The happily married Fairchild sings lead, and her anguished cry, “I gotta girl crush, hate to admit it but...,” isn’t any horn-dog guy’s Penthouse magazine fantasy. Westbrook chuckles about the song on the phone from Nashville.

“I was blown away the first time I heard that,” Westbrook said. “I haven’t had a song surprise me like that in a long time. It’s hard to come up with an original twist on something you’ve not heard. When it turns at the hook it makes my hair stand up, and that vocal performance by Karen is incredible.”

The twist, when it comes, is millennial, hot and provocative.

I wanna taste her lips, yeah, ’cause they taste like you … I want her magic touch/Yeah, ’cause maybe then, you’d want me just as much/I gotta girl crush.

Fine songs are old hat for Little Big Town, and the group had visited country’s Top 10 with Boondocks, Bring It On Home and Little White Church. But the industry didn’t embrace the musicians fully until the more commercial Pontoon. The preceding The Reason Why album in 2010 sold 150,000 copies. Tornado topped 1 million.

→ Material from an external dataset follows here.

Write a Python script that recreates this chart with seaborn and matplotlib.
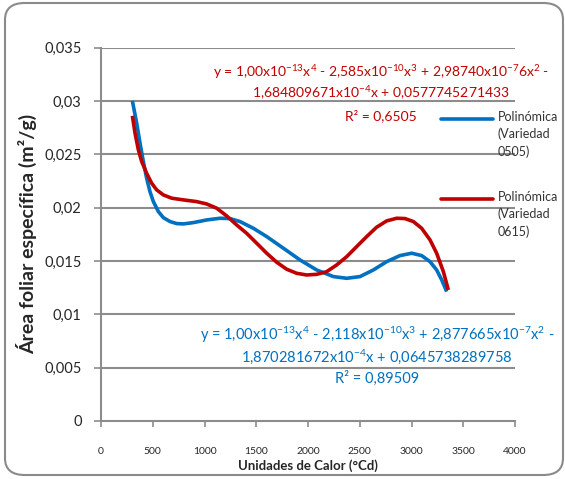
import matplotlib
matplotlib.use("Agg")
import matplotlib.pyplot as plt
import seaborn as sns
import pandas as pd
from matplotlib.patches import FancyBboxPatch

# ---- data ----
x_0505 = [303, 345, 377, 409, 441, 473, 506, 554, 602, 667, 731, 796, 892,
          1021, 1150, 1246, 1343, 1472, 1601, 1762, 1923, 2084, 2245, 2374,
          2502, 2631, 2760, 2889, 3002, 3098, 3179, 3243, 3292, 3340]
y_0505 = [0.03002, 0.02792, 0.02605, 0.02433, 0.02276, 0.02151, 0.02057,
          0.01964, 0.01907, 0.01870, 0.01851, 0.01848, 0.01860, 0.01885,
          0.01901, 0.01898, 0.01870, 0.01807, 0.01729, 0.01620, 0.01510,
          0.01416, 0.01354, 0.01338, 0.01354, 0.01416, 0.01494, 0.01551,
          0.01573, 0.01551, 0.01494, 0.01416, 0.01323, 0.01213]
x_0615 = [303, 329, 361, 393, 441, 490, 538, 602, 683, 796, 924, 1021, 1118,
          1214, 1311, 1407, 1504, 1601, 1697, 1794, 1890, 1987, 2084, 2180,
          2277, 2374, 2470, 2567, 2663, 2760, 2857, 2937, 3018, 3098, 3179,
          3243, 3308, 3356]
y_0615 = [0.02861, 0.02698, 0.02542, 0.02433, 0.02323, 0.02229, 0.02167,
          0.02120, 0.02089, 0.02073, 0.02057, 0.02035, 0.01995, 0.01923,
          0.01838, 0.01760, 0.01667, 0.01573, 0.01489, 0.01423, 0.01385,
          0.01369, 0.01375, 0.01400, 0.01463, 0.01541, 0.01635, 0.01729,
          0.01817, 0.01876, 0.01901, 0.01898, 0.01870, 0.01807, 0.01698,
          0.01573, 0.01400, 0.01229]
x_ticks = [0, 500, 1000, 1500, 2000, 2500, 3000, 3500, 4000]
y_ticks = [0, 0.005, 0.01, 0.015, 0.02, 0.025, 0.03, 0.035]
y_tick_labels = ["0", "0,005", "0,01", "0,015", "0,02", "0,025", "0,03", "0,035"]
series_names = ["Polinómica\n(Variedad\n0505)", "Polinómica\n(Variedad\n0615)"]
eq_0615 = [r"y = 1,00x10$^{\mathregular{-13}}$x$^{\mathregular{4}}$ - 2,585x10$^{\mathregular{-10}}$x$^{\mathregular{3}}$ + 2,98740x10$^{\mathregular{-7}}$6x$^{\mathregular{2}}$ -",
           r"1,684809671x10$^{\mathregular{-4}}$x + 0,0577745271433",
           "R² = 0,6505"]
eq_0505 = [r"y = 1,00x10$^{\mathregular{-13}}$x$^{\mathregular{4}}$ - 2,118x10$^{\mathregular{-10}}$x$^{\mathregular{3}}$ + 2,877665x10$^{\mathregular{-7}}$x$^{\mathregular{2}}$ -",
           r"1,870281672x10$^{\mathregular{-4}}$x + 0,0645738289758",
           "R² = 0,89509"]

blue = "#0070C0"
red = "#C00000"
grid_c = "#8C8C8C"

sns.set_theme(style="white")
plt.rcParams["font.family"] = ["Lato", "DejaVu Sans"]
plt.rcParams["mathtext.fontset"] = "custom"
plt.rcParams["mathtext.rm"] = "Lato"
plt.rcParams["mathtext.it"] = "Lato"

fig = plt.figure(figsize=(5.65, 4.79), dpi=100)
W, H = 565, 479
ax = fig.add_axes([101 / W, 1 - 421 / H, (515 - 101) / W, (421 - 47.7) / H])

# rounded outer border
border = FancyBboxPatch((5 / W, 4 / H), (558 / W), (472 / H),
                        boxstyle="round,pad=0,rounding_size=0.035",
                        transform=fig.transFigure, fill=False,
                        edgecolor="#8A8A8A", linewidth=1.5, zorder=0)
fig.patches.append(border)

df1 = pd.DataFrame({"x": x_0505, "y": y_0505})
df2 = pd.DataFrame({"x": x_0615, "y": y_0615})
sns.lineplot(data=df1, x="x", y="y", ax=ax, color=blue, linewidth=2.6, sort=False, zorder=3)
sns.lineplot(data=df2, x="x", y="y", ax=ax, color=red, linewidth=2.6, sort=False, zorder=4)
for l in ax.get_lines():
    l.set_solid_joinstyle("round")
    l.set_solid_capstyle("butt")

ax.set_xlim(0, 4000)
ax.set_ylim(0, 0.035)
ax.set_xticks(x_ticks)
ax.set_xticklabels([str(t) for t in x_ticks], fontsize=7.5)
ax.set_yticks(y_ticks)
ax.set_yticklabels(y_tick_labels, fontsize=10.5)
for t in y_ticks[1:]:
    ax.axhline(t, color=grid_c, linewidth=1.5, zorder=1)
for s in ["top", "right"]:
    ax.spines[s].set_visible(False)
for s in ["left", "bottom"]:
    ax.spines[s].set_color(grid_c)
    ax.spines[s].set_linewidth(1.5)
ax.tick_params(axis="y", direction="out", length=5, width=1.2, color=grid_c, pad=9, left=True)
ax.tick_params(axis="x", direction="out", length=4, width=1.2, color=grid_c, pad=15, bottom=True)
ax.set_xlabel("Unidades de Calor (°Cd)", fontsize=9.5, fontweight="bold", labelpad=2)
ax.set_ylabel("Área foliar específica (m²/g)", fontsize=14, fontweight="bold", labelpad=5)
ax.patch.set_alpha(0)

# equation labels
ys_red = [72, 93, 116]
for txt, yy in zip(eq_0615, ys_red):
    fig.text(381 / W, 1 - yy / H, txt, color=red, fontsize=10, ha="center", va="center")
ys_blue = [335, 357, 378]
for txt, yy in zip(eq_0505, ys_blue):
    fig.text(377 / W, 1 - yy / H, txt, color=blue, fontsize=10.5, ha="center", va="center")

# legend (manual, matching position)
for name, col, yy in zip(series_names, [blue, red], [119, 199]):
    fig.add_artist(plt.Line2D([441 / W, 493 / W], [1 - yy / H, 1 - yy / H],
                              color=col, linewidth=2.6, transform=fig.transFigure))
    fig.text(498 / W, 1 - (yy - 8) / H, name, fontsize=9, color="#333333",
             ha="left", va="top", linespacing=1.45)

fig.savefig("out.png", dpi=100)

“For whatever reason, Pontoon struck a chord with people that gave us attention,” Westbrook said. “Maybe then people saw the rest of what was there.”

Pain Killer also has its commercial nods to radio — the opener Quit Breaking Up With Me is even sung in a Taylor Swift sort of sassy lilt — but the 13-song album’s bold arrangements and variety, vocally and musically, are more challenging than Tornado’s mainstream polish and proved more difficult to capture in the studio.

“On the past two records there’s this reckless abandon from us. We turned off all the voices in our heads that may have existed and just went in and made music we love,” said Westbrook. “When we finished Tornado we had new confidence. We took that further on this new record but this was a harder process.”

Tornado’s vocals took about a week to record. Pain Killer, he said, “was much more laborious, and we had to fight with it a little bit. It’s a little more intense.” Returning producer Jay Joyce joked in the studio that the band felt “unleashed.”

In early October, Reba McEntire surprised Little Big Town on the Opry stage when she wandered out singing Pontoon’s hook before inviting the members to one of country music’s biggest honors (inductees also include vocalists Kimberly Schlapman and Phillip Sweet).

“Opry was such an emotional moment,” said Westbrook who, with Fairchild, is a parent to 4-year-old son, Elijah Dylan. “When you walk into that building you feel all that history.”

For Westbrook, the honor brought to mind his late father and his family in Alabama who all grew up with the Opry on the radio. “That means the most out of everything and speaks to my childhood and to my family’s and parents’ childhoods. It’s a tradition that needs to be sacred, and we appreciated it.”